While only about 3% of patients develop a dry socket after having their wisdom teeth removed, it’s still an uncomfortable and painful issue that’s worth avoiding. Here are the causes, risks, and treatments for wisdom teeth dry sockets. 

Wisdom Teeth Dry Socket

The “socket” is the hole in the bone left after a tooth is extracted. Typically, when you get your wisdom teeth pulled, a blood clot forms in the socket where the pulled tooth used to be. This blood clot serves as a protective covering to the bone and nerves located in the socket.

In some cases, the protective blood clot can dissolve or dislodge shortly after the extraction. When this happens, the bone and nerve in the socket are exposed to air, food, beverages and more which can cause increased sensitivity. A dissolved or dislodged blood clot may also lead to an infection that can last up to a week.

What to Avoid

If you want to lessen your chances of a dry socket, avoid these substances/activities:

  • Tobacco
  • Hard to eat foods like popcorn or nuts
  • Hot foods
  • Straws
  • Chewing gum
  • Carbonated drinks
  • Alcohol

Risks

The most common cause of dry sockets is wisdom teeth removal. You’re more likely to suffer from a wisdom teeth dry socket if you fail to follow the correct aftercare instructions given to you by your doctor. If your extraction caused significant trauma, you should be extra careful and aware of a dry socket forming. You should refrain from movements like spitting, smoking and drinking through a straw post-procedure. 

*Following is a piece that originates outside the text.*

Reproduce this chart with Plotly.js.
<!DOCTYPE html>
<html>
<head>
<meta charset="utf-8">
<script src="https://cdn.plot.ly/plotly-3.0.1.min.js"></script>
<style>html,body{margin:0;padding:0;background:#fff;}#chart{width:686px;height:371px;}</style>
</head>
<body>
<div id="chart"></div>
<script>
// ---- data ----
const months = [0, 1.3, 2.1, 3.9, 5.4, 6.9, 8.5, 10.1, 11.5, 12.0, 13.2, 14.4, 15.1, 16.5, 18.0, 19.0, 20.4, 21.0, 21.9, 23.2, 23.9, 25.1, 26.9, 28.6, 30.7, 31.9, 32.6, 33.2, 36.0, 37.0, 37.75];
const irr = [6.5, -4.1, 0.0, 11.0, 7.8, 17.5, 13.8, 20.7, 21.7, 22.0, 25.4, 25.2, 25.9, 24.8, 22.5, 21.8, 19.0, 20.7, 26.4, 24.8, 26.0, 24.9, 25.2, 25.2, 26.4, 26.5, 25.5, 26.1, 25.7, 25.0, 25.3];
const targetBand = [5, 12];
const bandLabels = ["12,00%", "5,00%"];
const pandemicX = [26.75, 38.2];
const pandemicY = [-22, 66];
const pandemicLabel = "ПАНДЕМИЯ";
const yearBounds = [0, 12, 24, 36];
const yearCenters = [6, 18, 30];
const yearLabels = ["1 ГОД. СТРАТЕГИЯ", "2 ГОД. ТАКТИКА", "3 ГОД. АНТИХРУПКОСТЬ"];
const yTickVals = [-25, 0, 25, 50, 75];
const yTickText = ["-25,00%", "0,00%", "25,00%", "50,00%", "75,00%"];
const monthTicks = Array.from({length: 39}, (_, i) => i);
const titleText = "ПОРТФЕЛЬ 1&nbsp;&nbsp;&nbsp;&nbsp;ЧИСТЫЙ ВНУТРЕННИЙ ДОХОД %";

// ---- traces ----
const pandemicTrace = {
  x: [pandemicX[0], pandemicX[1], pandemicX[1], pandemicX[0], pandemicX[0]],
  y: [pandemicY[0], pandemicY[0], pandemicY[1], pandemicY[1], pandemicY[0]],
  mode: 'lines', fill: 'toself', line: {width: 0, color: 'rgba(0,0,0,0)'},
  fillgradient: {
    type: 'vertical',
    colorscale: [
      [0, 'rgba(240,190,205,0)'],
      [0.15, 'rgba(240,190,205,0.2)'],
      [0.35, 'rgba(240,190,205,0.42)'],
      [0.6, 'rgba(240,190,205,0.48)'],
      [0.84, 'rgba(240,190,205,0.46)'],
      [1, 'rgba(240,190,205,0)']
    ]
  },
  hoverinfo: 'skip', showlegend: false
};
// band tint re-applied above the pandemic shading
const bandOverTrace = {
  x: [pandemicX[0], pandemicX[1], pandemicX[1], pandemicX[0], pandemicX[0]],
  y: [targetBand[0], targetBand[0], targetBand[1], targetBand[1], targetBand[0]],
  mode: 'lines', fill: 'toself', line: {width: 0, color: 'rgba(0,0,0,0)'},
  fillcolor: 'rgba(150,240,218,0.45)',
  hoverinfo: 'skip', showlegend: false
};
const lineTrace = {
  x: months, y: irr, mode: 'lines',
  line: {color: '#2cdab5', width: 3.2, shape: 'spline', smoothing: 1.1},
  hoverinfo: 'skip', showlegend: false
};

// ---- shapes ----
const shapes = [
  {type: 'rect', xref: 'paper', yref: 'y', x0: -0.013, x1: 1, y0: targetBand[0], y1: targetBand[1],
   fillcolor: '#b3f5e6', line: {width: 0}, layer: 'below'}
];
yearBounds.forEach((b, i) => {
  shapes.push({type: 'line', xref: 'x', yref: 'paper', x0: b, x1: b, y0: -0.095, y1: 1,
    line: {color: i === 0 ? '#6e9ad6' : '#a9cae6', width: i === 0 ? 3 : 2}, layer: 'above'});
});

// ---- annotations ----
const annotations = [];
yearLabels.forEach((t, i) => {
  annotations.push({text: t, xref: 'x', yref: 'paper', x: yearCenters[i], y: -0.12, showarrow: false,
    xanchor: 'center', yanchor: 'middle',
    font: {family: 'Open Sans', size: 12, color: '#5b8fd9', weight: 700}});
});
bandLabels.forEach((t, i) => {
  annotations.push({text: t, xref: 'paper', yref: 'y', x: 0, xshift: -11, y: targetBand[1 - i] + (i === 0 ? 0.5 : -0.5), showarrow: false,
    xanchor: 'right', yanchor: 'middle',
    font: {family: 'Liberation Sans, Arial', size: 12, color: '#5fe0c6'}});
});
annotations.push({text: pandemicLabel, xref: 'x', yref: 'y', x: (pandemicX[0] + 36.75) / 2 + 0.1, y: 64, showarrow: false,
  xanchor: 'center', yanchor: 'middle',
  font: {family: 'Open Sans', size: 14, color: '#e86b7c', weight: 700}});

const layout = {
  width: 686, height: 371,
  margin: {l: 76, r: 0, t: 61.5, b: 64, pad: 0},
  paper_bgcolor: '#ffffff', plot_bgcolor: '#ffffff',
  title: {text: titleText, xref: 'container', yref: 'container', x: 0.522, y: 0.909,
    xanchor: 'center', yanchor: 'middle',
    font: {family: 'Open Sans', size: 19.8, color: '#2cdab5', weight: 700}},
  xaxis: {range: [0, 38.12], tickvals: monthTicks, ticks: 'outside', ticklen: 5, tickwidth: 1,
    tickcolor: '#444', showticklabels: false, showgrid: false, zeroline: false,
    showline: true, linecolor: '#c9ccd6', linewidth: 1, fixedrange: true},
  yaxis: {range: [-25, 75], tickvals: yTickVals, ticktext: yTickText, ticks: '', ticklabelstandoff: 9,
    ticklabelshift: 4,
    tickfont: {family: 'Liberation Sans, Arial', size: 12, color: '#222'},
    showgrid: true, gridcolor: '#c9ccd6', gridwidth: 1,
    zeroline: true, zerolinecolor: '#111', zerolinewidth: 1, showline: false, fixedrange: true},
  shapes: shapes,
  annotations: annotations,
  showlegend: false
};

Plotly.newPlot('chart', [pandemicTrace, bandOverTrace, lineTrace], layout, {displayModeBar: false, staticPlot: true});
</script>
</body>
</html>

If you’re on any medications, check with your dentist before your wisdom teeth extraction. Medications, even birth control, can interfere with how the blood clot forms. If you have a tooth or gum infection around the extraction site, you may be at greater risk of having a wisdom teeth dry socket. 

Wisdom Teeth Dry Socket: Treatments

At home, you can find relief through pain medications like aspirin or ibuprofen. However, you should inform your doctor and keep them in the loop. Sometimes, it’s necessary to see your dentist for a cleaning. Your doctor will clean the socket (do not attempt to clean the affected socket at home), remove debris from the area, and cover the socket with a medicated dressing. 

If you feel you may have a dry socket, an infection, or any other complications after your extraction, please stay safe by contacting your doctor.